Service Boundaries—C++ microservices handle latency-critical paths (matching engines, signal processing) while Java handles orchestration and business logic.
Shared Libraries—core algorithms written in C++ and wrapped for consumption by Java services, maximizing code reuse across stacks.
Protobuf/gRPC—language-agnostic communication between C++ and Java services, enabling polyglot architectures without tight coupling.
FAQ
Is C++ faster than Java?
Yes, C++ is generally faster because it compiles directly to machine code and offers deterministic memory management without garbage collection pauses. In optimized benchmarks, Java reaches 70-91% of C++ speed thanks to modern JIT compilation, but C++ consistently wins in latency-sensitive applications. The critical distinction is that C++ provides deterministic performance (no GC pauses), while Java's garbage collector can introduce unpredictable latency spikes. For most business applications, Java's speed is more than sufficient, but for game engines, high-frequency trading, and real-time systems, C++ remains the standard.
Should I hire C++ or Java developers?
Hire based on your system requirements, not language popularity. C++ developers are essential for systems programming, embedded devices, game engines, and performance-critical infrastructure. Java developers are the right choice for enterprise applications, microservices, Android development, and cloud-native systems. C++ developers command higher salaries ($106,300 average) due to a smaller talent pool, while Java developers ($99,100 average) are easier to find with 3x more available positions. At Boundev, we place engineers in both languages through software outsourcing, matching domain expertise to your architecture rather than just language keywords.
What is the difference between C++ and Java memory management?
C++ uses manual memory management where developers explicitly allocate and deallocate memory using new/delete operators or smart pointers. This provides maximum control and performance but carries the risk of memory leaks, dangling pointers, and buffer overflows. Java uses automatic garbage collection where the JVM tracks object references and reclaims unused memory automatically. This eliminates most memory bugs and speeds up development, but can cause non-deterministic latency pauses when the garbage collector runs. Modern C++ mitigates manual memory risks through RAII and smart pointers, while modern Java reduces GC impact through tuning and newer collectors like ZGC.
Can C++ and Java be used together?
Yes, hybrid architectures using both C++ and Java are common in high-performance systems. The Java Native Interface (JNI) allows Java applications to call C++ libraries directly for compute-intensive operations. Service-oriented architectures use C++ microservices for latency-critical paths and Java services for business logic orchestration.
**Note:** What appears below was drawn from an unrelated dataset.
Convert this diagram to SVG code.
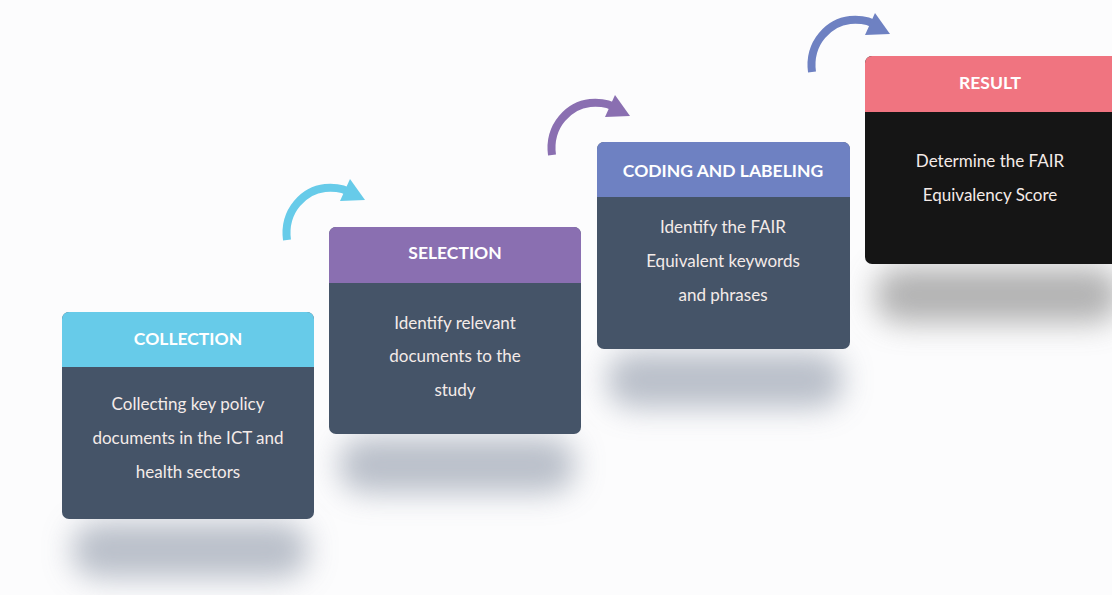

Protocol buffers and gRPC enable language-agnostic communication between C++ and Java services. This polyglot approach lets teams leverage Java's developer productivity for most features while using C++ where performance is non-negotiable.
Which language has more job opportunities?
Java has approximately 3x more job openings than C++ globally, driven by its dominance in enterprise applications, Android development, cloud-native systems, and big data processing (Hadoop, Spark, Kafka all run on the JVM). C++ job openings are fewer but often higher-paying and more specialized, concentrated in game development, embedded systems, high-frequency trading, and systems programming. Both languages are established with decades of existing codebases, ensuring sustained demand for experienced developers in each.